Good. Let's leave well enough alone, shall we?

Oh no. Not Ryan. He can't be wrong and he can't shut up.

"So," he said. "Was it before or after the theatre?"

"It was after," she replied.

"Oh," said a genuinely stunned sounding Ryan. "I guess I was wrong. I could have sworn it was before."

Let me introduce you to...

Chance. Chris' pound hound. Saved him from the animal shelter about three weeks ago. We thought he was about a year or two old, but the vet said he's nine months. Isn't he cuuuuute?

Friday, June 10, 2005


I've always wanted to be one of those people who can saunter into a restaurant, order a meal and eat it alone. Ooh, to have that kind of self-confidence, to not notice or care or assume that everyone else in the restaurant would stare in secret jealousy, wishing they were that self-confident as well.

My ex-boyfriend Anson was aghast when I told him this. He never wanted to eat alone in public. He felt sorry for people who had to because he assumed they had no friends and were terribly lonely and went to restaurants for meager social interaction.

It's funny, how divergent our points of view were.

Anson had good taste in music though. I remember riding with him around Honolulu listening to Champagne by 311 or something by Jack Johnson, always mellow tunes like that. In fact, when I listen to Champagne, I think about sunny days driving around Honolulu with him. It calls up memories of past conversations. Like the time he said he couldn't wait for his little brother to get older and start talking. Anson said he'd tell his brother the sky was blue because it was reflecting the color from the ocean.

"What if he asks why the ocean is blue?" I replied.

"Because it's reflecting the color of the sky."

Stuff like that.

Some songs, like "Step by Step" by the New Kids on the Block, bring back waves of nostalgia, images of the Jordan Knight poster on my best friend Shari's bedroom wall. Of the fake concert we put on with our NKOTB dolls in her bathroom.

Other songs, like "Come and Get Your Love" by the Real McCoy remind me of this guy named Collin, who I had a crush on in high school. He never liked me, in fact made fun of me, but I remember watching him dance to that song. He danced well, especially for someone who was practically a goth by senior year. I thought I'd be sad every time I heard this song, but it passed and I still like it. The last time I saw Collin, he was behind the wheel of some car in Hilo, and he was fat.

It's perfect for me

I'll be writing for the lifestyle section instead of covering crime.

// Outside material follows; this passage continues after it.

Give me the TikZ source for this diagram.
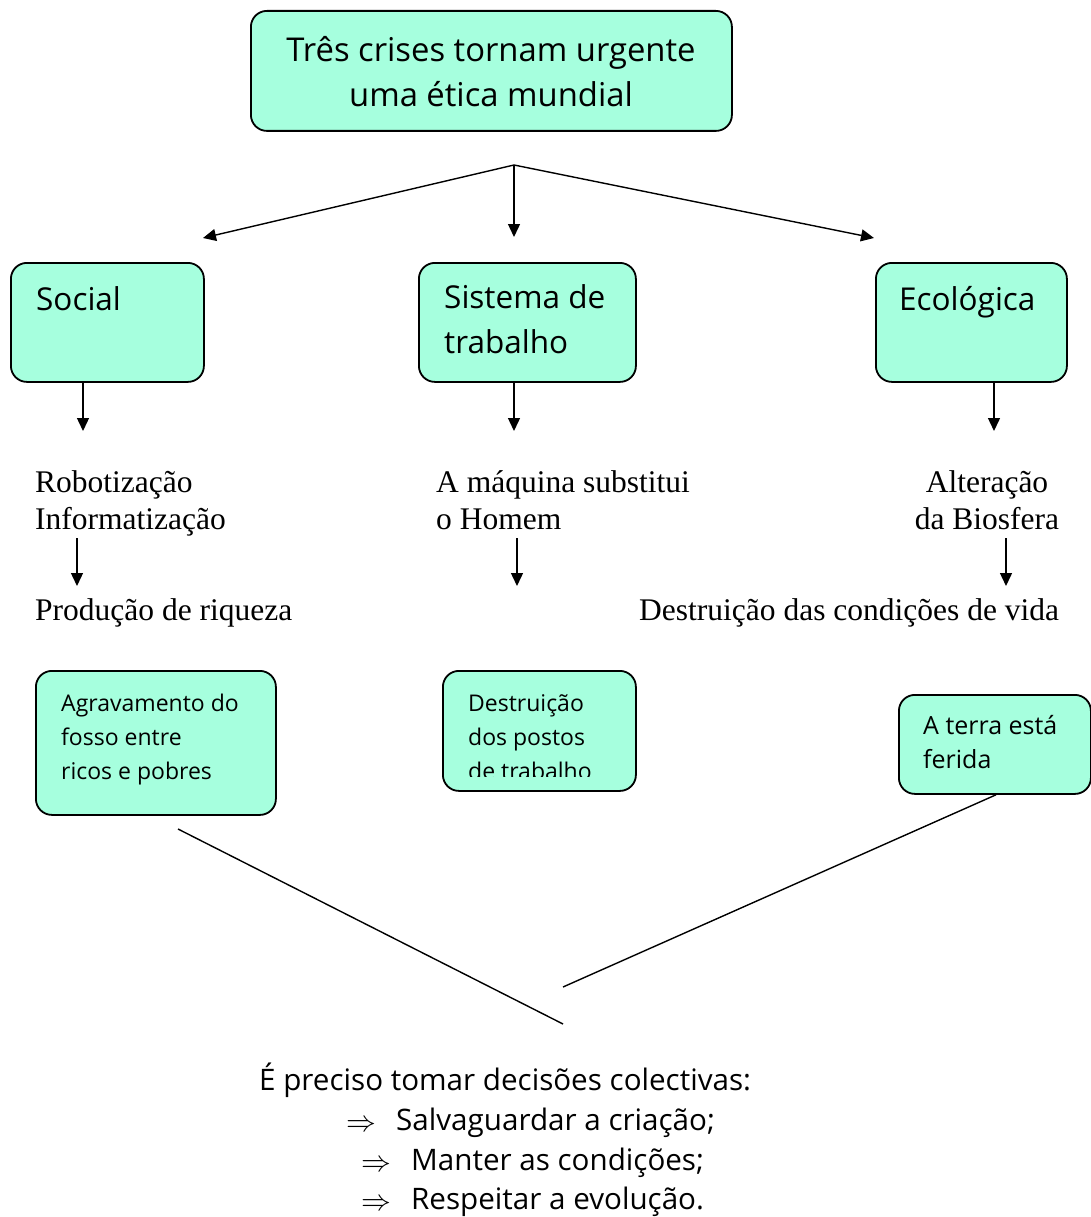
\documentclass[tikz,border=0pt]{standalone}
\usepackage{fontspec}
\usepackage{graphicx}
\setmainfont{Liberation Serif}
\newfontfamily\comic{Open Sans}
\usetikzlibrary{arrows.meta}
\definecolor{boxfill}{RGB}{166,255,222}
\tikzset{
  box/.style={draw=black, line width=1.8pt, fill=boxfill, rounded corners=16pt, inner sep=0pt, anchor=north west},
  arr/.style={line width=1.4pt, -{Triangle[length=13pt,width=12pt]}},
  link/.style={line width=1.4pt},
  ctxt/.style={inner sep=0pt, anchor=base west, font=\comic\fontsize{31.5}{36}\selectfont},
  ttxt/.style={inner sep=0pt, anchor=base, font=\comic\fontsize{32.8}{38}\selectfont},
  stxt/.style={inner sep=0pt, anchor=base west, font=\comic\fontsize{23}{27}\selectfont},
  btxt/.style={inner sep=0pt, anchor=base west, font=\comic\fontsize{29.6}{34}\selectfont},
  rtxt/.style={inner sep=0pt, anchor=base west, font=\fontsize{31.5}{36}\selectfont},
}
\newcommand{\impl}{\makebox[50pt][l]{\raisebox{-1pt}{\scalebox{1.2}{$\Rightarrow$}}}}
\begin{document}
\begin{tikzpicture}[x=1pt,y=-1pt]
\useasboundingbox (0,0) rectangle (1090,1217);
% top box
\node[box, minimum width=481pt, minimum height=120pt] (top) at (250,10) {};
\node[ttxt] (t1) at (491,62) {Três crises tornam urgente};
\node[ttxt] (t2) at (491,107) {uma ética mundial};
% branching arrows
\coordinate (hub) at (514,165);
\coordinate (hl) at (203,238);
\coordinate (hm) at (514,237);
\coordinate (hr) at (874,238);
\draw[arr] (hub) -- (hl);
\draw[arr] (hub) -- (hm);
\draw[arr] (hub) -- (hr);
% category boxes
\node[box, minimum width=193pt, minimum height=119pt] (social) at (10,262) {};
\node[ctxt] (socialt) at (36,310) {Social};
\node[box, minimum width=217pt, minimum height=119pt] (sist) at (418,262) {};
\node[ctxt] (sist1) at (444,308) {Sistema de};
\node[ctxt] (sist2) at (444,353) {trabalho};
\node[box, minimum width=191pt, minimum height=119pt] (eco) at (875,262) {};
\node[ctxt] (ecot) at (899,310) {Ecológica};
% arrows down from boxes
\coordinate (a1) at (83,431);
\coordinate (a2) at (514,431);
\coordinate (a3) at (994,431);
\draw[arr] (social.south -| a1) -- (a1);
\draw[arr] (sist.south -| a2) -- (a2);
\draw[arr] (eco.south -| a3) -- (a3);
% serif texts
\node[rtxt] (rob) at (35,492) {Robotização};
\node[rtxt] (inf) at (35,529) {Informatização};
\node[rtxt] (prod) at (35,620) {Produção de riqueza};
\node[rtxt] (maq1) at (436,492) {A máquina substitui};
\node[rtxt] (maq2) at (436,529) {o Homem};
\node[rtxt, anchor=base] (alt1) at (987,492) {Alteração};
\node[rtxt, anchor=base] (alt2) at (987,529) {da Biosfera};
\node[rtxt] (dest) at (639,620) {Destruição das condições de vida};
\coordinate (b1) at (77,586);
\coordinate (b2) at (517,586);
\coordinate (b3) at (1006,586);
\draw[arr] (77,538) -- (b1);
\draw[arr] (517,538) -- (b2);
\draw[arr] (1006,538) -- (b3);
% consequence boxes
\node[box, minimum width=240pt, minimum height=144pt] (agr) at (35,670) {};
\node[stxt] (agr1) at (61,711) {Agravamento do};
\node[stxt] (agr2) at (61,745) {fosso entre};
\node[stxt] (agr3) at (61,779) {ricos e pobres};
\node[box, minimum width=193pt, minimum height=120pt] (dpt) at (442,670) {};
\begin{scope}
\clip (442,670) rectangle (635,776);
\node[stxt] (dpt1) at (468,711) {Destruição};
\node[stxt] (dpt2) at (468,745) {dos postos};
\node[stxt] (dpt3) at (468,779) {de trabalho};
\end{scope}
\node[box, minimum width=192pt, minimum height=99pt] (terra) at (898,694) {};
\node[stxt, font=\comic\fontsize{25}{29}\selectfont] (ter1) at (923,734) {A terra está};
\node[stxt, font=\comic\fontsize{25}{29}\selectfont] (ter2) at (923,768) {ferida};
% converging lines
\coordinate (c1) at (178,829);
\coordinate (c2) at (563,1024);
\coordinate (c3) at (563,987);
\draw[link] (c1) -- (c2);
\draw[link] (c3) -- (terra.south -| 996,0);
% conclusion
\node[btxt] (concl) at (259,1090) {É preciso tomar decisões colectivas:};
\node[btxt] (l1) at (346,1130) {\impl Salvaguardar a criação;};
\node[btxt] (l2) at (361,1170) {\impl Manter as condições;};
\node[btxt] (l3) at (361,1209) {\impl Respeitar a evolução.};
\end{tikzpicture}
\end{document}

I am neither lively, nor am I very stylish anymore. But I am passionate about not wanting to cover crime.

That nose

The new news editor started today. She's stylish and opinonated, a "liberal, New York, vegeterian newspaperwoman," as the editor-in-chief said. She talks fast, with a slight lisp, is full of energy and made it clear she doesn't like Patrick Swayze.

I rather like her.

Yet I can't get past her nose. The nostrils are crooked.

Thursday, June 09, 2005

NBC's "Starting Over" is starting to rub off I do believe

Gosh I haven't been a good writer lately. I haven't been much of a writer at all for that matter.

I think it's all the homesick negativity, I just didn't want to indulge myself in that anymore. Not in public. Blogging can become an unhealthy addiction in that way I noticed.

Farmington has become my ultimate excuse. Something goes wrong, I blame it on crappy old Farmington. But the truth is, if I stayed home I would have been just as miserable there, wondering if I'd ever have the courage to try something new, live somewhere else. One of these days I'll learn to take responsibility for myself instead of hawking it off on other things.